For the last 10 years Cardoza – a Sierra High School graduate – has worked as a diesel mechanic and technician for Manteca Unified, spending his days making sure that buses and district vehicles are in tip-top shape for the road.

It’s not quite as simple as checking the air in the tires and making sure to change the oil.

“There’s a lot of upkeep on buses because we’re not hauling tomatoes – we’re hauling someone else’s kids,” Cardoza said. “The standards for that maintenance are pretty high.

“The CHP (California Highway Patrol) is pretty tough and they make sure that we only use the best parts for the job.
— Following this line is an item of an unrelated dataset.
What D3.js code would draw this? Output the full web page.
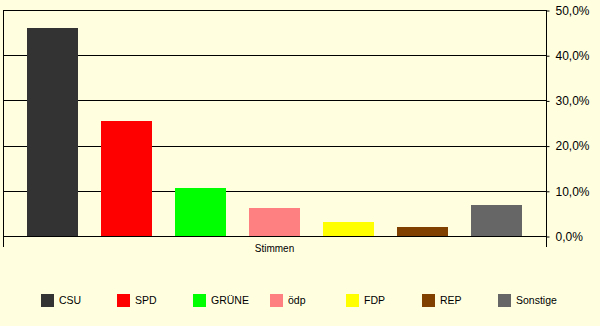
<!DOCTYPE html>
<html>
<head>
<meta charset="utf-8">
<script src="https://cdn.jsdelivr.net/npm/d3@7"></script>
<style>
  body { margin: 0; background: #ffffe0; }
  text { font-family: "Liberation Sans", Arial, sans-serif; fill: #000; }
</style>
</head>
<body>
<div id="chart"></div>
<script>
const width = 600;
const height = 326;

// daten
const parties = ["CSU", "SPD", "GRÜNE", "ödp", "FDP", "REP", "Sonstige"];
const shares = [46.0, 25.4, 10.6, 6.2, 3.1, 2.0, 6.9];
const colors = ["#333333", "#ff0000", "#00ff00", "#ff8080", "#ffff00", "#804000", "#666666"];
const yTicks = [0, 10, 20, 30, 40, 50];
const categoryLabel = "Stimmen";

const plot = { left: 3, right: 546, top: 10, bottom: 236 };

const svg = d3.select("#chart")
  .append("svg")
  .attr("width", width)
  .attr("height", height);

svg.append("rect")
  .attr("width", width)
  .attr("height", height)
  .attr("fill", "#ffffe0");

const x = d3.scaleBand()
  .domain(parties)
  .range([plot.left, plot.right])
  .paddingInner(0.31)
  .paddingOuter(0.324);

const y = d3.scaleLinear()
  .domain([0, 50])
  .range([plot.bottom, plot.top]);

// gitterlinien
svg.append("g")
  .selectAll("line")
  .data(yTicks)
  .enter()
  .append("line")
  .attr("x1", plot.left)
  .attr("x2", plot.right)
  .attr("y1", d => Math.round(y(d)) + 0.5)
  .attr("y2", d => Math.round(y(d)) + 0.5)
  .attr("stroke", "#000");

// balken
svg.append("g")
  .selectAll("rect")
  .data(parties)
  .enter()
  .append("rect")
  .attr("x", d => Math.round(x(d)))
  .attr("width", Math.round(x.bandwidth()))
  .attr("y", (d, i) => Math.round(y(shares[i])))
  .attr("height", (d, i) => Math.round(y(0)) - Math.round(y(shares[i])))
  .attr("fill", (d, i) => colors[i]);

// linke und rechte achse
[plot.left, plot.right].forEach(px => {
  svg.append("line")
    .attr("x1", px + 0.5).attr("x2", px + 0.5)
    .attr("y1", plot.top).attr("y2", 247)
    .attr("stroke", "#000");
});

// y-achse rechts
const yAxis = d3.axisRight(y)
  .tickValues(yTicks)
  .tickSize(3)
  .tickPadding(6)
  .tickFormat(d => d3.format(".1f")(d).replace(".", ",") + "%");

const axisG = svg.append("g")
  .attr("transform", `translate(${plot.right + 0.5},0.5)`)
  .call(yAxis);

axisG.select(".domain").remove();
axisG.selectAll(".tick line").attr("stroke", "#000");
axisG.selectAll("text")
  .attr("font-size", "12px")
  .attr("font-family", "'DejaVu Sans', sans-serif")
  .attr("fill", "#000");

// kategorie
svg.append("text")
  .attr("x", (plot.left + plot.right) / 2)
  .attr("y", 248)
  .attr("dy", "0.35em")
  .attr("text-anchor", "middle")
  .attr("font-size", "10px")
  .text(categoryLabel);

// legende
const legend = d3.scalePoint()
  .domain(parties)
  .range([41, 498]);

const items = svg.append("g")
  .selectAll("g")
  .data(parties)
  .enter()
  .append("g")
  .attr("transform", d => `translate(${Math.round(legend(d))},294)`);

items.append("rect")
  .attr("width", 13)
  .attr("height", 13)
  .attr("fill", (d, i) => colors[i]);

items.append("text")
  .attr("x", 18)
  .attr("y", 6.5)
  .attr("dy", "0.35em")
  .attr("font-size", "10.5px")
  .text(d => d);
</script>
</body>
</html>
We never reuse anything – everything has to be new.”

In order to fix a bus, Cardoza has to sometimes drive one.

He’s seen firsthand how people ignore the fact that a bus full of somebody else’s children is nearby – praising drivers for their dedication and their vision in keeping students safe.

“People don’t know that buses are the safest thing on the road because we have to inspect them every 45 days no matter what,” Cardoza said. “And they’re not that cautious around buses – that’s why the drivers are always alert and aware of their surroundings.”